Gene drive effectively eliminates malarial mosquitos in lab test

By Mark Lynas

September 25, 2018

Researchers at Imperial College in London have for the first time managed to use a revolutionary new gene editing technique to eliminate an entire population of malaria-carrying mosquitos in the laboratory.

The “gene drive” has been heralded for several years as a potential way to control pests in the environment, and has been touted as an option for eliminating invasive species on islands, as well as controlling Lyme disease and other threats.

The gene drive approach works by overriding the normal Mendelian rules of genetic inheritance, where an organism inherits half its genes from each parent. In gene drives, a modified gene is transmitted to offspring 100 percent of the time.

However, past research has suffered from the drawback that target organisms have been able to halt the gene drive through mutations that restore the function of the targeted gene, which is then selected for over multiple generations.
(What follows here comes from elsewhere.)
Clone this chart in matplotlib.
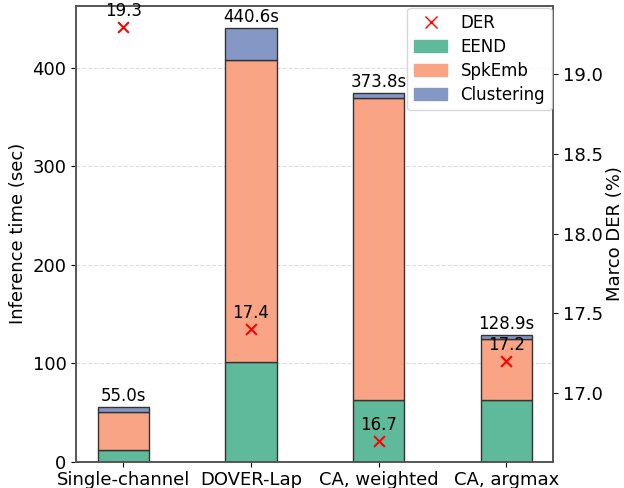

The Imperial researchers saw no mutations, however, raising hopes that their approach might be a relatively “resistance-proof” way of targeting malaria.

In 2016 there were 445,000 deaths from malaria — 90 percent of them in sub-Saharan Africa. Malaria control efforts using bed-nets and insecticides have been fairly successful in reducing transmission, but the mosquitos are now evolving resistance to many insecticides, reducing their effectiveness.

The gene drive approach holds promise because it is entirely targeted at a single species of mosquito, Anopheles Gambiae, which transmits the malaria parasite. Although there are hundreds of types of mosquito, only a few bite humans and transmit disease.

Writing in the journal Nature Biotechnology, the research team reported that it had been able to crash the population of A. Gambiae in cages by 100 percent over seven to 11 generations by introducing the gene drive element on modified mosquitos.

Lead researcher Professor Andrea Crisanti of the Department of Life Sciences at Imperial said: “This breakthrough shows that gene drive can work, providing hope in the fight against a disease that has plagued mankind for centuries. There is still more work to be done, both in terms of testing the technology in larger lab-based studies and working with affected countries to assess the feasibility of such an intervention.

“It will still be at least  five to 10 years before we consider testing any mosquitoes with gene drive in the wild,” she continued, “but now we have some encouraging proof that we’re on the right path. Gene drive solutions have the potential one day to expedite malaria eradication by overcoming the barriers of logistics in resource-poor countries.”

The team targeted a gene in An. gambiae called “doublesex,” which determines whether an individual mosquito develops as a male or as a female. Females with two copies of the modified gene showed both male and female characteristics, failed to bite and did not lay eggs.

By the end of the experiment, all the mosquitos in the cages ended up either male or female intersex, and the population crashed as the insects failed to reproduce.

If released in the wild, the hope is that this gene drive might one day be able to eliminate malaria over large areas of Africa, saving hundreds of thousands of lives per year.

Some critics have raised fears that a gene drive targeting malarial mosquitos would be irreversibly altering the ecosystem. However, separate research by a different team at Imperial found that A. Gambiae has no predators that entirely depend on it, and its elimination would likely have little effect on the wider ecosystem.

The next step for the Imperial College London team will be to test the gene drive approach in more realistic confined laboratory environments that better mimic conditions in tropical countries and with larger populations of mosquitos.

The researchers concluded their paper on a hopeful note by pointing out that the doublesexgene they had targeted occurs in all known insect species. This “suggests that these sequences might be an Achilles heel present in many insect pests that could be targeted with gene editing approaches.”